Algebra Help PLZ
posted by Gayle on .
I have tried this several different ways and I am just not satisfied with the answer I keep coming up with.
Trains A and B are traveling at the same direction on parallel tracks. Train A is traveling at 100 mph and train B is traveling at 120 mph. Train A passes a station at 4:10 pm. If train B passes the same station at 4:22 pm, at what time will train B catch up with train A?

Trains A and B are traveling at the same direction on parallel tracks. Train A is traveling at 100 mph and train B is traveling at 120 mph. Train A passes a station at 4:10 pm. If train B passes the same station at 4:22 pm, at what time will train B catch up with train A?
Something is wrong here. If train B is traveling 20 mph faster than A, B should reach the station first. Unless they are traveling on a circular track, B will never "catch up" to A. B is going faster.
Please repost with accurate data. Thanks for asking. 
This is verbatum, and that is why I am having problems with it myself.
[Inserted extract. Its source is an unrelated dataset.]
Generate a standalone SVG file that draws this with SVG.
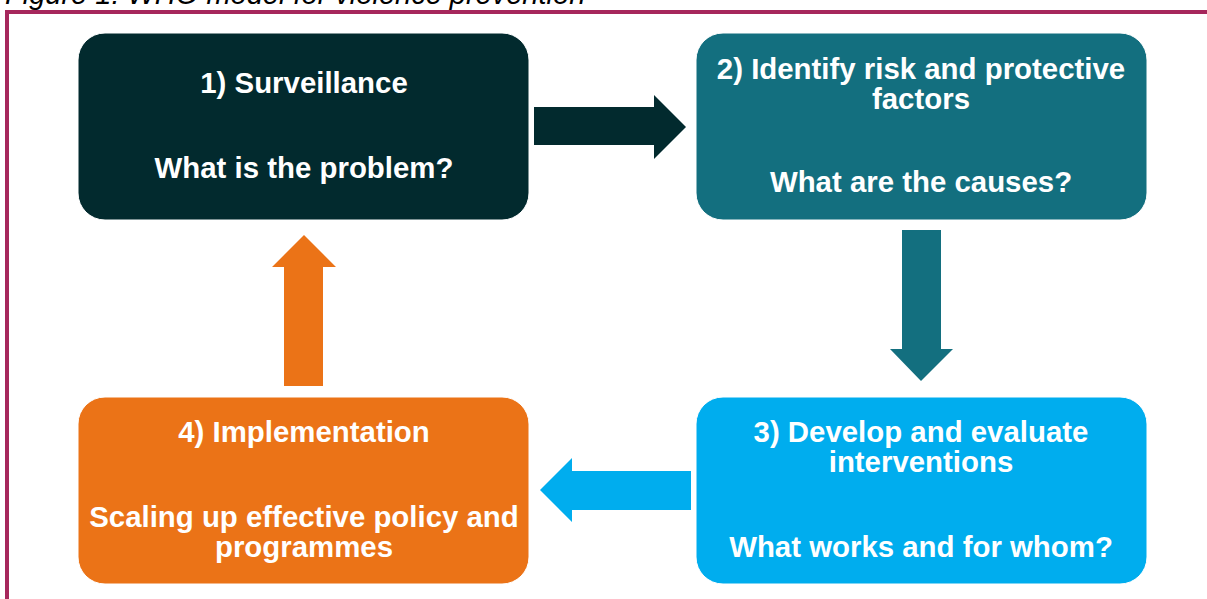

The problem does not say the trains started out at the same time so even though B is travelin faster it could still be behind A

Discuss it with your teacher or whomever gave you the problem.
Sorry I can't help you more. 
There is nothing worng with the problem.
When A passes the station B is some distance behind (we don't know how far  we don't care)
When B passes the station A is some distance in front, the distance (Na) being
Na=12(100)/60 miles.
Nb=0 miles
The trains now continue in the same direction.
after time tx the distances are now
Na = 12(100)/60 + tx(100)/60
Nb= tx(120)/60
which are equal when Na=Nb
so
12(100)/60 + tx(100)/60 = tx(120)/60
1200 +100tx = 120tx
1200 = 20tx so Tx=60
So B catches up with A at 5:22, i.e. 60 minutes after B passes the station.
But check my working